How far we had come since the days when she would “forget” to tell me about a treat at school until after she’d eaten her afternoon snack!
Then at the last minute, she decided to spend a few weeks in August at sleepaway camp. The tour we took before signing up filled Jeff and me with dread. We toured the giant cafeteria with its multiple serving stations offering bottomless trays of food. We walked through the canteen where, we were told, the kids were given pizza and ice cream every night. The guide took us past the snack bar where the campers could get food between activities. Bea was going to be totally on her own there.
It seemed too big a jump in responsibility level. I trusted her to handle herself at lunch at a day camp cafeteria when we’d discussed what the choices would be. This sleepaway camp deal was ridiculous. There was a limit to what I could expect. I mean, honestly, if I went to this camp for three weeks, I’d come back at least five pounds heavier. Bea was still only eight years old.
But we decided to let her go. Jeff had a recurring nightmare in which Bea returned home ten pounds heavier, and he expressed more concern about what that would mean for me than about how Bea would react.
My initi
al strategy was every bit as neurotic and control-freakish as you have probably come to expect. Before Bea left home, I spoke with the camp director on the phone, making him unequivocally aware of Bea’s situation and of the importance of seeing to it that her nutritional needs were acknowledged and supported while she was at camp. I requested the kitchen send me menus for all meals prior to Bea’s arrival so I could look up the calorie information for each dish and recommend correct portion sizes.
I talked to her head counselor in advance and explained that it would be best for a grown-up to accompany Bea on the food line in the cafeteria, to help her make the appropriate choices, based on guidelines I’d email before she got there. I suggested someone keep an eye on her between activities and at canteen, to make sure she didn’t exceed the appropriate number of snacks and treats. A counselor should be enlisted to oversee her activity choices, making sure she enrolled in at least one physically active class every day and that she didn’t take cooking class too often. I also asked that someone take Bea to weigh in once a week and that the results be emailed to me so I could keep abreast of how she was doing.
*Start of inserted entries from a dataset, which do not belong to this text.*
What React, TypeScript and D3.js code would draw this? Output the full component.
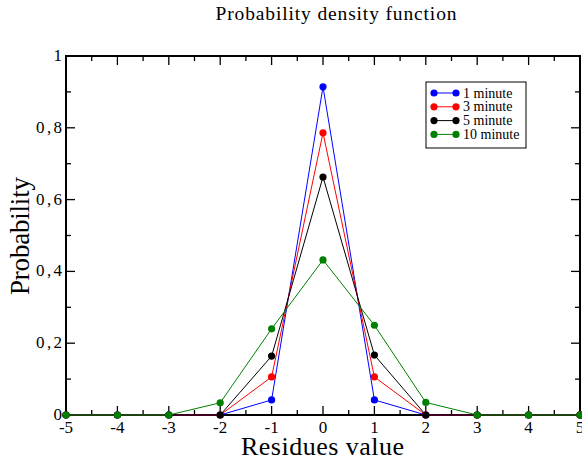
import React from "react";
import * as d3 from "d3";

const residues = [-5, -4, -3, -2, -1, 0, 1, 2, 3, 4, 5];
const seriesNames = ["1 minute", "3 minute", "5 minute", "10 minute"];
const seriesColors = ["#0000ff", "#ff0000", "#000000", "#008000"];
const oneMinute = [0, 0, 0, 0, 0.042, 0.914, 0.042, 0, 0, 0, 0];
const threeMinute = [0, 0, 0, 0, 0.106, 0.786, 0.106, 0, 0, 0, 0];
const fiveMinute = [0, 0, 0, 0, 0.164, 0.663, 0.167, 0, 0, 0, 0];
const tenMinute = [0, 0, 0, 0.034, 0.24, 0.432, 0.25, 0.035, 0, 0, 0];
const seriesValues = [oneMinute, threeMinute, fiveMinute, tenMinute];
const yTicks = [0, 0.2, 0.4, 0.6, 0.8, 1];
const xTicks = [-5, -4, -3, -2, -1, 0, 1, 2, 3, 4, 5];

const W = 582;
const H = 462;
const left = 66;
const right = 580;
const top = 56;
const bottom = 415;

const fmt = (v: number) => (v === 0 || v === 1 ? String(v) : String(v).replace(".", ","));

export default function App() {
  const x = d3.scaleLinear().domain([-5, 5]).range([left, right]);
  const y = d3.scaleLinear().domain([0, 1]).range([bottom, top]);
  const line = d3
    .line<number>()
    .x((_, i) => x(residues[i]))
    .y((v) => y(v));

  const minorX = d3.range(-4.5, 5, 1);
  const minorY = d3.range(0.1, 1, 0.2);
  const font = "'Liberation Serif', 'Times New Roman', serif";

  return (
    <svg
      width={W}
      height={H}
      style={{ position: "absolute", left: 0, top: 0, background: "#fff" }}
      fontFamily={font}
    >
      <text x={336} y={20} textAnchor="middle" fontSize={19.5} textLength={241} lengthAdjust="spacing">
        Probability density function
      </text>

      {/* frame */}
      <rect x={left} y={top} width={right - left} height={bottom - top} fill="none" stroke="#000" strokeWidth={2} />

      {/* x ticks */}
      {xTicks.map((t) => (
        <g key={"x" + t}>
          <line x1={x(t)} x2={x(t)} y1={bottom} y2={bottom - 9} stroke="#000" strokeWidth={1.3} />
          <line x1={x(t)} x2={x(t)} y1={top} y2={top + 9} stroke="#000" strokeWidth={1.3} />
          <text x={x(t)} y={bottom + 18} textAnchor="middle" fontSize={17}>
            {t}
          </text>
        </g>
      ))}
      {minorX.map((t) => (
        <g key={"mx" + t}>
          <line x1={x(t)} x2={x(t)} y1={bottom} y2={bottom - 5} stroke="#000" strokeWidth={1.3} />
          <line x1={x(t)} x2={x(t)} y1={top} y2={top + 5} stroke="#000" strokeWidth={1.3} />
        </g>
      ))}

      {/* y ticks */}
      {yTicks.map((t) => {
        const label = fmt(t);
        return (
          <g key={"y" + t}>
            <line x1={left} x2={left + 9} y1={y(t)} y2={y(t)} stroke="#000" strokeWidth={1.3} />
            <line x1={right} x2={right - 9} y1={y(t)} y2={y(t)} stroke="#000" strokeWidth={1.3} />
            {label.length > 1 ? (
              <text x={left - 30} y={y(t) + 5} fontSize={17} textLength={26} lengthAdjust="spacing">
                {label}
              </text>
            ) : (
              <text x={left - 4} y={y(t) + 5} textAnchor="end" fontSize={17}>
                {label}
              </text>
            )}
          </g>
        );
      })}
      {minorY.map((t) => (
        <g key={"my" + t}>
          <line x1={left} x2={left + 5} y1={y(t)} y2={y(t)} stroke="#000" strokeWidth={1.3} />
          <line x1={right} x2={right - 5} y1={y(t)} y2={y(t)} stroke="#000" strokeWidth={1.3} />
        </g>
      ))}

      <text x={322.5} y={455} textAnchor="middle" fontSize={26} textLength={163} lengthAdjust="spacing">
        Residues value
      </text>
      <text
        transform={`translate(29,236) rotate(-90)`}
        textAnchor="middle"
        fontSize={27}
        textLength={118}
        lengthAdjust="spacing"
      >
        Probability
      </text>

      {/* series */}
      {seriesValues.map((vals, si) => (
        <g key={seriesNames[si]}>
          <path d={line(vals) ?? ""} fill="none" stroke={seriesColors[si]} strokeWidth={1} />
          {vals.map((v, i) => (
            <circle key={i} cx={x(residues[i])} cy={y(v)} r={3.6} fill={seriesColors[si]} />
          ))}
        </g>
      ))}

      {/* legend */}
      <rect x={426} y={82} width={100} height={66} fill="#fff" stroke="#000" strokeWidth={1} />
      {seriesNames.map((n, i) => {
        const ly = 93 + i * 13.8;
        return (
          <g key={"lg" + n}>
            <line x1={434} x2={456} y1={ly} y2={ly} stroke={seriesColors[i]} strokeWidth={1} />
            <circle cx={434} cy={ly} r={3.6} fill={seriesColors[i]} />
            <circle cx={456} cy={ly} r={3.6} fill={seriesColors[i]} />
            <text x={463} y={ly + 4.5} fontSize={14}>
              {n}
            </text>
          </g>
        );
      })}
    </svg>
  );
}
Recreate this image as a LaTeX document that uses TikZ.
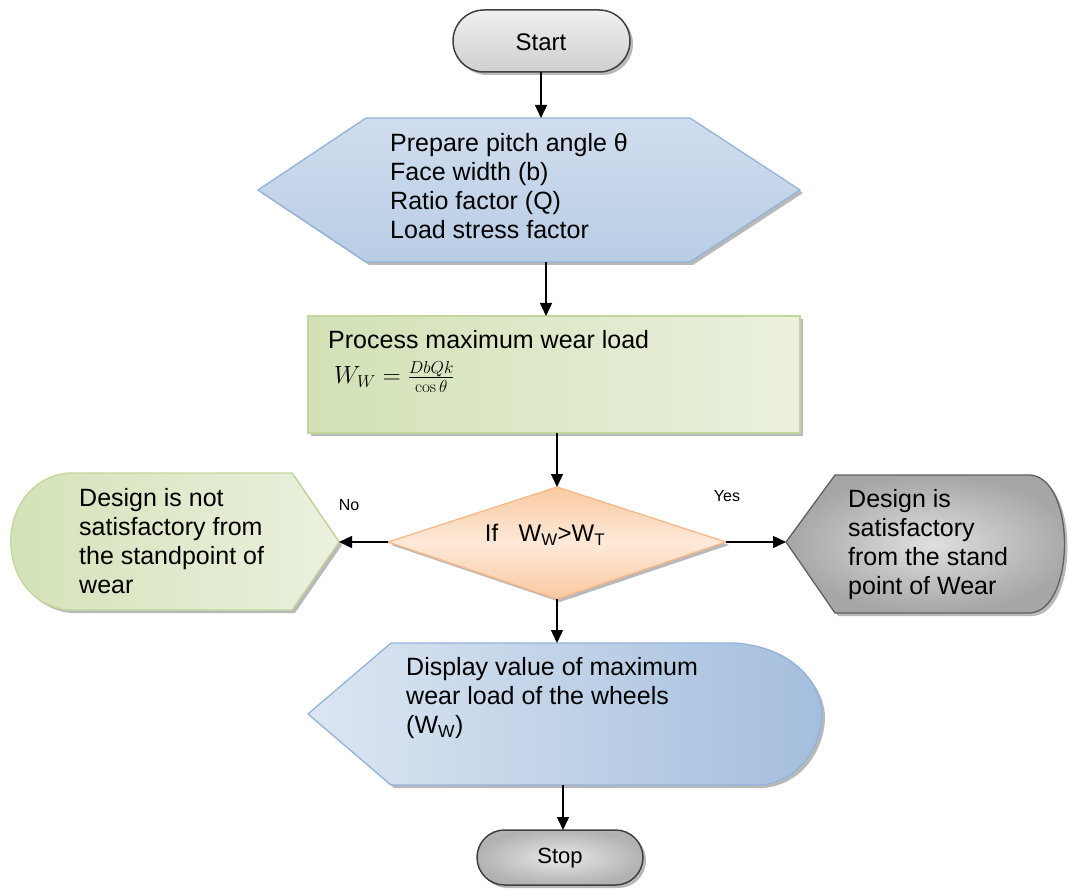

You know, basic camp stuff.
In retrospect, what strikes me as most amusing about these demands is not how insane I was in making them but how naive I was in thinking I would get the support I sought. If my experience with Bea had taught me anything, it should have been that families helping children with their weight have to rely on themselves to get the job done. Schools, camps, restaurants, and other parents don’t have the time, interest, or motivation to understand and adhere to such carefully outlined plans.
When we arrived at camp to drop Bea off, I was still trying to build the support system that had failed to materialize in advance. I identified a counselor who would be Bea’s nutrition buddy. While the nurse was performing the perfunctory lice check on Bea, I inquired about how I’d go about having her weigh in every week. When no one could produce the cafeteria menu, I paid a friendly visit to the kitchen myself and asked for it. Told it wasn’t yet ready for distribution, I requested a viewing of the document in progress, and photographed it with my cell phone so I could look up nutrition information back at home.